◆ GOAL: Return all the data below as it stands, minus the pictures.
[INFORMATION SHOWN start]
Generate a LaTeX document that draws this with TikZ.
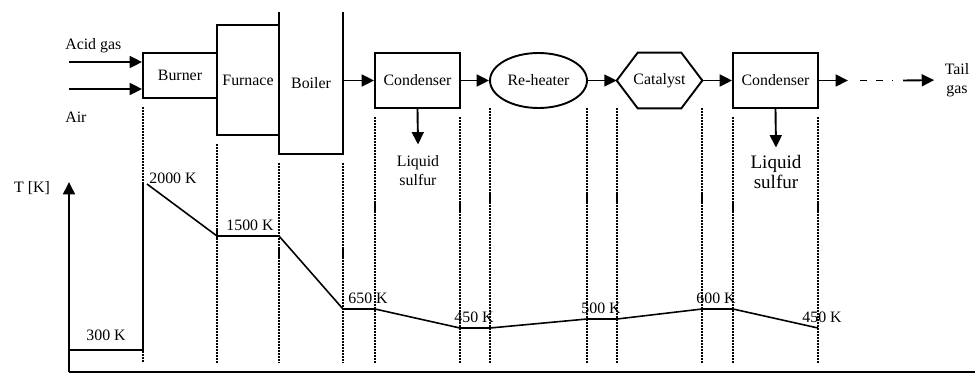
\documentclass[tikz,border=0pt]{standalone}
\usepackage{fontspec}
\setmainfont{Liberation Serif}
\usetikzlibrary{arrows.meta,shapes.geometric}

\def\px{0.63pt}

\tikzset{
  unit/.style={draw, line width=1.2pt, inner sep=0pt, font=\fontsize{10}{12}\selectfont},
  flow/.style={line width=1.2pt, -{Triangle[length=7.8pt,width=7.5pt]}},
  guide/.style={line width=1.4pt, dash pattern=on 1.3pt off 0.6pt},
  curve/.style={line width=1pt},
  tlabel/.style={inner sep=0pt, font=\fontsize{10}{12}\selectfont},
}

\begin{document}
\begin{tikzpicture}[x=\px, y=-\px]

  % Fix the page to the size of the reference
  \useasboundingbox (0,0) rectangle (976,375);

  % Process units along the gas line
  \node[unit, minimum width=74*\px, minimum height=45*\px] (burner) at (180,75.5) {Burner};
  \node[unit, minimum width=62*\px, minimum height=110*\px] (furnace) at (248,80) {Furnace};
  \node[tlabel, minimum width=64*\px, minimum height=142*\px] (boiler) at (311,83) {Boiler};
  \node[unit, minimum width=85*\px, minimum height=55*\px] (cond1) at (417.5,80.5) {Condenser};
  \node[unit, ellipse, minimum width=97*\px, minimum height=55*\px] (reheat) at (538.5,80.5) {Re-heater};
  \node[tlabel, minimum width=85*\px, minimum height=55*\px] (cat) at (659.5,80.5) {Catalyst};
  \node[unit, minimum width=85*\px, minimum height=55*\px] (cond2) at (775.5,80.5) {Condenser};

  % Boiler is open at the top
  \draw[line width=1.2pt] (boiler.north west) -- (boiler.south west)
    -- (boiler.south east) -- (boiler.north east);

  % Catalyst bed drawn as a flattened hexagon
  \draw[line width=1.2pt] (cat.west) -- ([xshift=21*\px]cat.north west)
    -- ([xshift=-21*\px]cat.north east) -- (cat.east)
    -- ([xshift=-21*\px]cat.south east) -- ([xshift=21*\px]cat.south west) -- cycle;

  % Feed streams
  \coordinate (acid) at (69,62);
  \coordinate (air) at (69,89);
  \draw[flow] (acid) -- (acid -| burner.west);
  \draw[flow] (air) -- (air -| burner.west);
  \node[tlabel, anchor=west] (acidlbl) at (65,46) {Acid gas};
  \node[tlabel, anchor=west] (airlbl) at (65,117) {Air};

  % Gas flow between units
  \draw[flow] (cond1.west -| boiler.east) -- (cond1.west);
  \draw[flow] (cond1.east) -- (reheat.west);
  \draw[flow] (reheat.east) -- (cat.west);
  \draw[flow] (cat.east) -- (cond2.west);

  % Tail gas outlet
  \coordinate (t1) at (848,80.5);
  \coordinate (t2) at (860,80.5);
  \coordinate (t3) at (893,80.5);
  \coordinate (t4) at (903,80.5);
  \node[tlabel, align=center] (tail) at (957,80) {Tail\\gas};
  \draw[flow] (cond2.east) -- (t1);
  \draw[line width=1.2pt, dash pattern=on 4.4pt off 5.7pt] (t2) -- (t3);
  \draw[flow, shorten >=6.5pt] (t4) -- (tail.west);

  % Liquid sulfur drains
  \node[tlabel, align=center, inner ysep=7pt] (liq1) at (418,171) {Liquid\\sulfur};
  \node[tlabel, align=center, inner ysep=5pt, font=\fontsize{12}{12}\selectfont] (liq2) at (776,172) {Liquid\\sulfur};
  \draw[flow] (cond1.south) -- (liq1.north);
  \draw[flow] (cond2.south) -- (liq2.north);

  % Dotted guides from each unit down to the axis
  \foreach \gx/\gy in {143/107, 217/144, 279/163, 343/163, 375/117, 460/117,
                       490/108, 587/108, 617/108, 702/108, 733/117, 818/117}
    \draw[guide] (\gx,\gy) -- (\gx,363);

  % Temperature axes
  \coordinate (origin) at (69,372);
  \draw[line width=1.2pt, -{Triangle[length=7.8pt,width=7.5pt]}] (origin) -- (69,182);
  \draw[line width=1.2pt] (origin) -- (975,372);
  \node[tlabel] (tk) at (32,188) {T [K]};

  % Temperature profile
  \draw[curve] (69,350) -- (143,350) -- (143,183);
  \draw[curve] (147,184) -- (217,236) -- (279,236) -- (343,309) -- (375,309)
    -- (460,328) -- (490,328) -- (587,319) -- (617,319) -- (702,309)
    -- (733,309) -- (818,328);

  % Temperature values
  \node[tlabel] (t300) at (106,335) {300 K};
  \node[tlabel] (t2000) at (173,178) {2000 K};
  \node[tlabel] (t1500) at (250,225) {1500 K};
  \node[tlabel] (t650) at (368,298) {650 K};
  \node[tlabel] (t450a) at (474,317) {450 K};
  \node[tlabel] (t500) at (601,308) {500 K};
  \node[tlabel] (t600) at (716,298) {600 K};
  \node[tlabel] (t450b) at (822,317) {450 K};

\end{tikzpicture}
\end{document}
[INFORMATION SHOWN end]
◆ TASK SOLUTION:
Generate a LaTeX document that draws this with TikZ.
\documentclass[tikz,border=0pt]{standalone}
\usepackage{fontspec}
\setmainfont{Liberation Serif}
\usetikzlibrary{arrows.meta,shapes.geometric}

\def\px{0.63pt}

\tikzset{
  unit/.style={draw, line width=1.2pt, inner sep=0pt, font=\fontsize{10}{12}\selectfont},
  flow/.style={line width=1.2pt, -{Triangle[length=7.8pt,width=7.5pt]}},
  guide/.style={line width=1.4pt, dash pattern=on 1.3pt off 0.6pt},
  curve/.style={line width=1pt},
  tlabel/.style={inner sep=0pt, font=\fontsize{10}{12}\selectfont},
}

\begin{document}
\begin{tikzpicture}[x=\px, y=-\px]

  % Fix the page to the size of the reference
  \useasboundingbox (0,0) rectangle (976,375);

  % Process units along the gas line
  \node[unit, minimum width=74*\px, minimum height=45*\px] (burner) at (180,75.5) {Burner};
  \node[unit, minimum width=62*\px, minimum height=110*\px] (furnace) at (248,80) {Furnace};
  \node[tlabel, minimum width=64*\px, minimum height=142*\px] (boiler) at (311,83) {Boiler};
  \node[unit, minimum width=85*\px, minimum height=55*\px] (cond1) at (417.5,80.5) {Condenser};
  \node[unit, ellipse, minimum width=97*\px, minimum height=55*\px] (reheat) at (538.5,80.5) {Re-heater};
  \node[tlabel, minimum width=85*\px, minimum height=55*\px] (cat) at (659.5,80.5) {Catalyst};
  \node[unit, minimum width=85*\px, minimum height=55*\px] (cond2) at (775.5,80.5) {Condenser};

  % Boiler is open at the top
  \draw[line width=1.2pt] (boiler.north west) -- (boiler.south west)
    -- (boiler.south east) -- (boiler.north east);

  % Catalyst bed drawn as a flattened hexagon
  \draw[line width=1.2pt] (cat.west) -- ([xshift=21*\px]cat.north west)
    -- ([xshift=-21*\px]cat.north east) -- (cat.east)
    -- ([xshift=-21*\px]cat.south east) -- ([xshift=21*\px]cat.south west) -- cycle;

  % Feed streams
  \coordinate (acid) at (69,62);
  \coordinate (air) at (69,89);
  \draw[flow] (acid) -- (acid -| burner.west);
  \draw[flow] (air) -- (air -| burner.west);
  \node[tlabel, anchor=west] (acidlbl) at (65,46) {Acid gas};
  \node[tlabel, anchor=west] (airlbl) at (65,117) {Air};

  % Gas flow between units
  \draw[flow] (cond1.west -| boiler.east) -- (cond1.west);
  \draw[flow] (cond1.east) -- (reheat.west);
  \draw[flow] (reheat.east) -- (cat.west);
  \draw[flow] (cat.east) -- (cond2.west);

  % Tail gas outlet
  \coordinate (t1) at (848,80.5);
  \coordinate (t2) at (860,80.5);
  \coordinate (t3) at (893,80.5);
  \coordinate (t4) at (903,80.5);
  \node[tlabel, align=center] (tail) at (957,80) {Tail\\gas};
  \draw[flow] (cond2.east) -- (t1);
  \draw[line width=1.2pt, dash pattern=on 4.4pt off 5.7pt] (t2) -- (t3);
  \draw[flow, shorten >=6.5pt] (t4) -- (tail.west);

  % Liquid sulfur drains
  \node[tlabel, align=center, inner ysep=7pt] (liq1) at (418,171) {Liquid\\sulfur};
  \node[tlabel, align=center, inner ysep=5pt, font=\fontsize{12}{12}\selectfont] (liq2) at (776,172) {Liquid\\sulfur};
  \draw[flow] (cond1.south) -- (liq1.north);
  \draw[flow] (cond2.south) -- (liq2.north);

  % Dotted guides from each unit down to the axis
  \foreach \gx/\gy in {143/107, 217/144, 279/163, 343/163, 375/117, 460/117,
                       490/108, 587/108, 617/108, 702/108, 733/117, 818/117}
    \draw[guide] (\gx,\gy) -- (\gx,363);

  % Temperature axes
  \coordinate (origin) at (69,372);
  \draw[line width=1.2pt, -{Triangle[length=7.8pt,width=7.5pt]}] (origin) -- (69,182);
  \draw[line width=1.2pt] (origin) -- (975,372);
  \node[tlabel] (tk) at (32,188) {T [K]};

  % Temperature profile
  \draw[curve] (69,350) -- (143,350) -- (143,183);
  \draw[curve] (147,184) -- (217,236) -- (279,236) -- (343,309) -- (375,309)
    -- (460,328) -- (490,328) -- (587,319) -- (617,319) -- (702,309)
    -- (733,309) -- (818,328);

  % Temperature values
  \node[tlabel] (t300) at (106,335) {300 K};
  \node[tlabel] (t2000) at (173,178) {2000 K};
  \node[tlabel] (t1500) at (250,225) {1500 K};
  \node[tlabel] (t650) at (368,298) {650 K};
  \node[tlabel] (t450a) at (474,317) {450 K};
  \node[tlabel] (t500) at (601,308) {500 K};
  \node[tlabel] (t600) at (716,298) {600 K};
  \node[tlabel] (t450b) at (822,317) {450 K};

\end{tikzpicture}
\end{document}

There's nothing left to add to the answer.